#### [MATERIAL]
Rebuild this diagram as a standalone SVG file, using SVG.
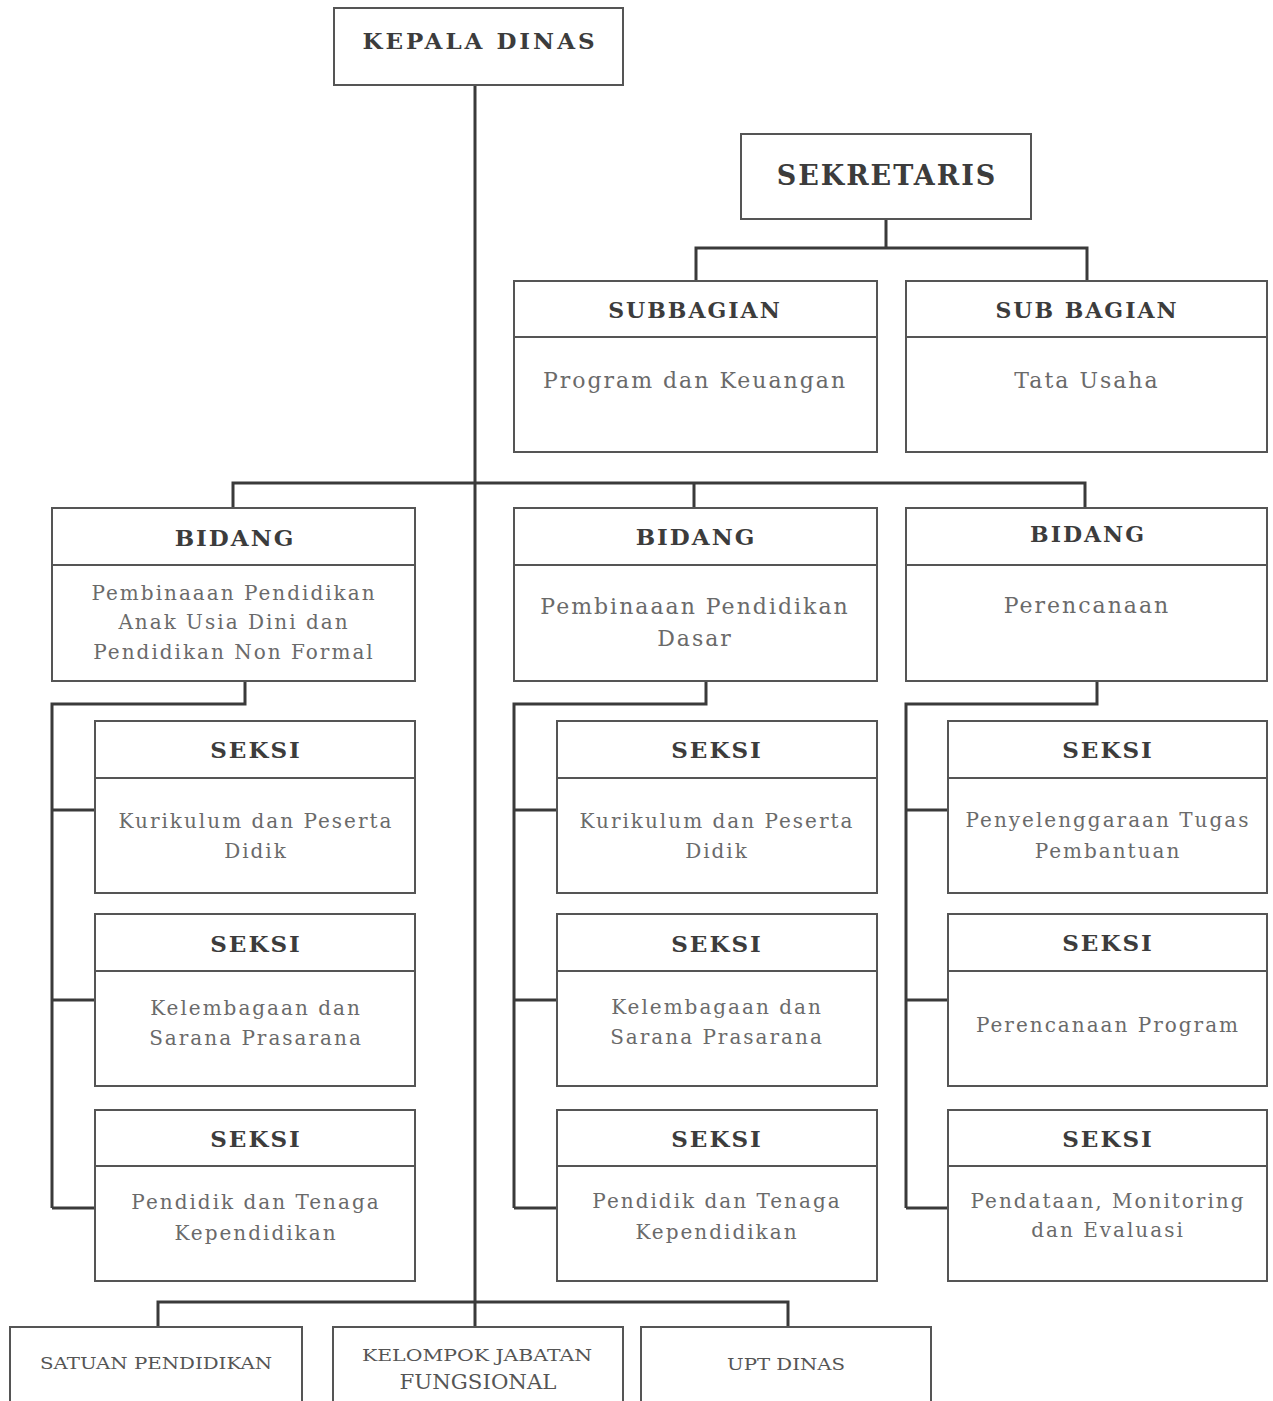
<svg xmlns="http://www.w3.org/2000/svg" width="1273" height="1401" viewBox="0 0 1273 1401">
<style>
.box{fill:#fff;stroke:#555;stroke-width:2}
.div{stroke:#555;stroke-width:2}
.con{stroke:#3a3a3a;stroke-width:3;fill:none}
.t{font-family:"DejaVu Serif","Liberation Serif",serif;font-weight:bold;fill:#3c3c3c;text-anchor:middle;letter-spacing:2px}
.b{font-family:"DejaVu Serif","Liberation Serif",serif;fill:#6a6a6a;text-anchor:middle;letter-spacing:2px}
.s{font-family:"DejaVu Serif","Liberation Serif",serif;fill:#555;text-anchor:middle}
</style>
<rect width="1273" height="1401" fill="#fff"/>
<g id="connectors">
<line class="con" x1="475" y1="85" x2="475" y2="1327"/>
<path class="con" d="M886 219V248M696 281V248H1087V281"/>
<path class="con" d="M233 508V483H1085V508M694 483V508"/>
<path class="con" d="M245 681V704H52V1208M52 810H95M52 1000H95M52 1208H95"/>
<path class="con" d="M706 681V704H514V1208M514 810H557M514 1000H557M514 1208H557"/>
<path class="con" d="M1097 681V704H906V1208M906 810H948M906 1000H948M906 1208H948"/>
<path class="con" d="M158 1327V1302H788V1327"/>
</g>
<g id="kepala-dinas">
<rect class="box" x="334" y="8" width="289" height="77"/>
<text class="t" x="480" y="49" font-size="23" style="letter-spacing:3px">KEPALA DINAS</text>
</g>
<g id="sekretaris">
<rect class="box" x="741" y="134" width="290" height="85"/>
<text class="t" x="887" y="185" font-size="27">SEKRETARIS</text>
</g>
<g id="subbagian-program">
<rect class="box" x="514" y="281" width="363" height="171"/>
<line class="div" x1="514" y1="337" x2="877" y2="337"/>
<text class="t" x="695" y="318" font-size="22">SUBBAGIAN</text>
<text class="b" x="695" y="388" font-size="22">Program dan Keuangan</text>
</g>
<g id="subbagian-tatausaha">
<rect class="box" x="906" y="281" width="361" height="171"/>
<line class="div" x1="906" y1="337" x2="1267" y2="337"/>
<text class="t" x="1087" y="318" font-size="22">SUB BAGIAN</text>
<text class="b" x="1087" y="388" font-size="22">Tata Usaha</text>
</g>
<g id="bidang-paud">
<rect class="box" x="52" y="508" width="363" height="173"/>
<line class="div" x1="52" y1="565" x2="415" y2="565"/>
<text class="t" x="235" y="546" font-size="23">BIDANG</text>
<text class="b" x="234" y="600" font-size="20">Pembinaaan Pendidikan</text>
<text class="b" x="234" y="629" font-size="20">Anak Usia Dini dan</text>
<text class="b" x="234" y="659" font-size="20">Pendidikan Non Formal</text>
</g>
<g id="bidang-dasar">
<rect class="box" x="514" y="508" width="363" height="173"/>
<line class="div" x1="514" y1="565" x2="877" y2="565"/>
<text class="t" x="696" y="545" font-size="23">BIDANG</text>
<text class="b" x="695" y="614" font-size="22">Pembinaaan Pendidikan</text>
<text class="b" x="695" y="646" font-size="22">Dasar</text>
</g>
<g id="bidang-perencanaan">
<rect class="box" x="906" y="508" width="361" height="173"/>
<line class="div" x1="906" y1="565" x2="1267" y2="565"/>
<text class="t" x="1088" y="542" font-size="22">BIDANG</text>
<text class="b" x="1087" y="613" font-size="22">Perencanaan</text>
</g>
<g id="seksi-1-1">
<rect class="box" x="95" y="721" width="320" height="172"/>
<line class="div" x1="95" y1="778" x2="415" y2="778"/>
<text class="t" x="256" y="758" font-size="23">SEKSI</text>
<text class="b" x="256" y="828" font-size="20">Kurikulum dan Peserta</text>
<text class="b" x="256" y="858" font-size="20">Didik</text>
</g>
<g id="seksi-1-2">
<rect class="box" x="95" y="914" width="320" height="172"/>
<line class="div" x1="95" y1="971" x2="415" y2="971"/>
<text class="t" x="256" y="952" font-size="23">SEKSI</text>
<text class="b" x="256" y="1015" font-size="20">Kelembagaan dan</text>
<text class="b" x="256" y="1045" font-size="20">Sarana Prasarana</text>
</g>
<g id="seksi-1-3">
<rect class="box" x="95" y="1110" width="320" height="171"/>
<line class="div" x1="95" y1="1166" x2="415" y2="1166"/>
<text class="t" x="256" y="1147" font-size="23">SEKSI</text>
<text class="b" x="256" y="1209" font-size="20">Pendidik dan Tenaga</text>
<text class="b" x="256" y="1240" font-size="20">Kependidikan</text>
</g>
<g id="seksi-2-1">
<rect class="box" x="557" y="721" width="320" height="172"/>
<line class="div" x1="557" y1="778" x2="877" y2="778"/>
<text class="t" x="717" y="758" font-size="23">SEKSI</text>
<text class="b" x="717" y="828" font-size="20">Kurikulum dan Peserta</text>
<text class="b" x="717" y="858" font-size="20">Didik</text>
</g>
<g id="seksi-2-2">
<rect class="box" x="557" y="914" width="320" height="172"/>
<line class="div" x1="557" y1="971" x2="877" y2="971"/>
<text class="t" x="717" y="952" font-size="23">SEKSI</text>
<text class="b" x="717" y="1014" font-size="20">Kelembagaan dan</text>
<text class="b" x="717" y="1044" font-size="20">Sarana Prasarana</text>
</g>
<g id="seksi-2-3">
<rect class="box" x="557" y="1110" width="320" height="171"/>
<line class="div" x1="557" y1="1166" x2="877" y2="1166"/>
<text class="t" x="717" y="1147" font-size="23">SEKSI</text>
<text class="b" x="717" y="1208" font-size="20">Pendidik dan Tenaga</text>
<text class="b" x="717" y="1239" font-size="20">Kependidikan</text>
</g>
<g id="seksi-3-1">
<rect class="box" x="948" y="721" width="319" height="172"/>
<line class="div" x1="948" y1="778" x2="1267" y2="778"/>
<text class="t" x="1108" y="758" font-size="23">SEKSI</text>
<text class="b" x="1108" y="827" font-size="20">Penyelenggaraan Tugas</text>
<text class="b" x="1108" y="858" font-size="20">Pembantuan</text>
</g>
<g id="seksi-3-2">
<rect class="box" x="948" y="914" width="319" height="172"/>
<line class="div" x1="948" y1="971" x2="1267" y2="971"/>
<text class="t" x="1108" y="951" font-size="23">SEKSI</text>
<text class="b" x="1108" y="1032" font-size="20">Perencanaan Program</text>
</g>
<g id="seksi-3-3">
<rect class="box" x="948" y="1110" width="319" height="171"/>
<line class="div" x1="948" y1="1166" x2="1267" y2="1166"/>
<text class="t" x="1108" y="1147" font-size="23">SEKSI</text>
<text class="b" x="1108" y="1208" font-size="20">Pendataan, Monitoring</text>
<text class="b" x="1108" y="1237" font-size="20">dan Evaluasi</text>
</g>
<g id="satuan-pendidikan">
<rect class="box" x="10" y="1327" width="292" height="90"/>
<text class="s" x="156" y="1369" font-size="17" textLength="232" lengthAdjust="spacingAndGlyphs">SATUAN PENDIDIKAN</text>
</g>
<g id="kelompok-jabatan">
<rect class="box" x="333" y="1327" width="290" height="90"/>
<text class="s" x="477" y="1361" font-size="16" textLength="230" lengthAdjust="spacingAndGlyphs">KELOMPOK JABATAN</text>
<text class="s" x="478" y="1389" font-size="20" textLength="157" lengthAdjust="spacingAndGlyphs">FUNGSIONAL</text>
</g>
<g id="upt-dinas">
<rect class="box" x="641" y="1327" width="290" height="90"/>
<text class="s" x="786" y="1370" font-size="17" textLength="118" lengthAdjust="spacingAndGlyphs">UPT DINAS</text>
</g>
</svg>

#### [INSTRUCTION]
Copy the listing in full and without alteration, omitting every picture.

#### [FULL ANSWER]
Rebuild this diagram as a standalone SVG file, using SVG.
<svg xmlns="http://www.w3.org/2000/svg" width="1273" height="1401" viewBox="0 0 1273 1401">
<style>
.box{fill:#fff;stroke:#555;stroke-width:2}
.div{stroke:#555;stroke-width:2}
.con{stroke:#3a3a3a;stroke-width:3;fill:none}
.t{font-family:"DejaVu Serif","Liberation Serif",serif;font-weight:bold;fill:#3c3c3c;text-anchor:middle;letter-spacing:2px}
.b{font-family:"DejaVu Serif","Liberation Serif",serif;fill:#6a6a6a;text-anchor:middle;letter-spacing:2px}
.s{font-family:"DejaVu Serif","Liberation Serif",serif;fill:#555;text-anchor:middle}
</style>
<rect width="1273" height="1401" fill="#fff"/>
<g id="connectors">
<line class="con" x1="475" y1="85" x2="475" y2="1327"/>
<path class="con" d="M886 219V248M696 281V248H1087V281"/>
<path class="con" d="M233 508V483H1085V508M694 483V508"/>
<path class="con" d="M245 681V704H52V1208M52 810H95M52 1000H95M52 1208H95"/>
<path class="con" d="M706 681V704H514V1208M514 810H557M514 1000H557M514 1208H557"/>
<path class="con" d="M1097 681V704H906V1208M906 810H948M906 1000H948M906 1208H948"/>
<path class="con" d="M158 1327V1302H788V1327"/>
</g>
<g id="kepala-dinas">
<rect class="box" x="334" y="8" width="289" height="77"/>
<text class="t" x="480" y="49" font-size="23" style="letter-spacing:3px">KEPALA DINAS</text>
</g>
<g id="sekretaris">
<rect class="box" x="741" y="134" width="290" height="85"/>
<text class="t" x="887" y="185" font-size="27">SEKRETARIS</text>
</g>
<g id="subbagian-program">
<rect class="box" x="514" y="281" width="363" height="171"/>
<line class="div" x1="514" y1="337" x2="877" y2="337"/>
<text class="t" x="695" y="318" font-size="22">SUBBAGIAN</text>
<text class="b" x="695" y="388" font-size="22">Program dan Keuangan</text>
</g>
<g id="subbagian-tatausaha">
<rect class="box" x="906" y="281" width="361" height="171"/>
<line class="div" x1="906" y1="337" x2="1267" y2="337"/>
<text class="t" x="1087" y="318" font-size="22">SUB BAGIAN</text>
<text class="b" x="1087" y="388" font-size="22">Tata Usaha</text>
</g>
<g id="bidang-paud">
<rect class="box" x="52" y="508" width="363" height="173"/>
<line class="div" x1="52" y1="565" x2="415" y2="565"/>
<text class="t" x="235" y="546" font-size="23">BIDANG</text>
<text class="b" x="234" y="600" font-size="20">Pembinaaan Pendidikan</text>
<text class="b" x="234" y="629" font-size="20">Anak Usia Dini dan</text>
<text class="b" x="234" y="659" font-size="20">Pendidikan Non Formal</text>
</g>
<g id="bidang-dasar">
<rect class="box" x="514" y="508" width="363" height="173"/>
<line class="div" x1="514" y1="565" x2="877" y2="565"/>
<text class="t" x="696" y="545" font-size="23">BIDANG</text>
<text class="b" x="695" y="614" font-size="22">Pembinaaan Pendidikan</text>
<text class="b" x="695" y="646" font-size="22">Dasar</text>
</g>
<g id="bidang-perencanaan">
<rect class="box" x="906" y="508" width="361" height="173"/>
<line class="div" x1="906" y1="565" x2="1267" y2="565"/>
<text class="t" x="1088" y="542" font-size="22">BIDANG</text>
<text class="b" x="1087" y="613" font-size="22">Perencanaan</text>
</g>
<g id="seksi-1-1">
<rect class="box" x="95" y="721" width="320" height="172"/>
<line class="div" x1="95" y1="778" x2="415" y2="778"/>
<text class="t" x="256" y="758" font-size="23">SEKSI</text>
<text class="b" x="256" y="828" font-size="20">Kurikulum dan Peserta</text>
<text class="b" x="256" y="858" font-size="20">Didik</text>
</g>
<g id="seksi-1-2">
<rect class="box" x="95" y="914" width="320" height="172"/>
<line class="div" x1="95" y1="971" x2="415" y2="971"/>
<text class="t" x="256" y="952" font-size="23">SEKSI</text>
<text class="b" x="256" y="1015" font-size="20">Kelembagaan dan</text>
<text class="b" x="256" y="1045" font-size="20">Sarana Prasarana</text>
</g>
<g id="seksi-1-3">
<rect class="box" x="95" y="1110" width="320" height="171"/>
<line class="div" x1="95" y1="1166" x2="415" y2="1166"/>
<text class="t" x="256" y="1147" font-size="23">SEKSI</text>
<text class="b" x="256" y="1209" font-size="20">Pendidik dan Tenaga</text>
<text class="b" x="256" y="1240" font-size="20">Kependidikan</text>
</g>
<g id="seksi-2-1">
<rect class="box" x="557" y="721" width="320" height="172"/>
<line class="div" x1="557" y1="778" x2="877" y2="778"/>
<text class="t" x="717" y="758" font-size="23">SEKSI</text>
<text class="b" x="717" y="828" font-size="20">Kurikulum dan Peserta</text>
<text class="b" x="717" y="858" font-size="20">Didik</text>
</g>
<g id="seksi-2-2">
<rect class="box" x="557" y="914" width="320" height="172"/>
<line class="div" x1="557" y1="971" x2="877" y2="971"/>
<text class="t" x="717" y="952" font-size="23">SEKSI</text>
<text class="b" x="717" y="1014" font-size="20">Kelembagaan dan</text>
<text class="b" x="717" y="1044" font-size="20">Sarana Prasarana</text>
</g>
<g id="seksi-2-3">
<rect class="box" x="557" y="1110" width="320" height="171"/>
<line class="div" x1="557" y1="1166" x2="877" y2="1166"/>
<text class="t" x="717" y="1147" font-size="23">SEKSI</text>
<text class="b" x="717" y="1208" font-size="20">Pendidik dan Tenaga</text>
<text class="b" x="717" y="1239" font-size="20">Kependidikan</text>
</g>
<g id="seksi-3-1">
<rect class="box" x="948" y="721" width="319" height="172"/>
<line class="div" x1="948" y1="778" x2="1267" y2="778"/>
<text class="t" x="1108" y="758" font-size="23">SEKSI</text>
<text class="b" x="1108" y="827" font-size="20">Penyelenggaraan Tugas</text>
<text class="b" x="1108" y="858" font-size="20">Pembantuan</text>
</g>
<g id="seksi-3-2">
<rect class="box" x="948" y="914" width="319" height="172"/>
<line class="div" x1="948" y1="971" x2="1267" y2="971"/>
<text class="t" x="1108" y="951" font-size="23">SEKSI</text>
<text class="b" x="1108" y="1032" font-size="20">Perencanaan Program</text>
</g>
<g id="seksi-3-3">
<rect class="box" x="948" y="1110" width="319" height="171"/>
<line class="div" x1="948" y1="1166" x2="1267" y2="1166"/>
<text class="t" x="1108" y="1147" font-size="23">SEKSI</text>
<text class="b" x="1108" y="1208" font-size="20">Pendataan, Monitoring</text>
<text class="b" x="1108" y="1237" font-size="20">dan Evaluasi</text>
</g>
<g id="satuan-pendidikan">
<rect class="box" x="10" y="1327" width="292" height="90"/>
<text class="s" x="156" y="1369" font-size="17" textLength="232" lengthAdjust="spacingAndGlyphs">SATUAN PENDIDIKAN</text>
</g>
<g id="kelompok-jabatan">
<rect class="box" x="333" y="1327" width="290" height="90"/>
<text class="s" x="477" y="1361" font-size="16" textLength="230" lengthAdjust="spacingAndGlyphs">KELOMPOK JABATAN</text>
<text class="s" x="478" y="1389" font-size="20" textLength="157" lengthAdjust="spacingAndGlyphs">FUNGSIONAL</text>
</g>
<g id="upt-dinas">
<rect class="box" x="641" y="1327" width="290" height="90"/>
<text class="s" x="786" y="1370" font-size="17" textLength="118" lengthAdjust="spacingAndGlyphs">UPT DINAS</text>
</g>
</svg>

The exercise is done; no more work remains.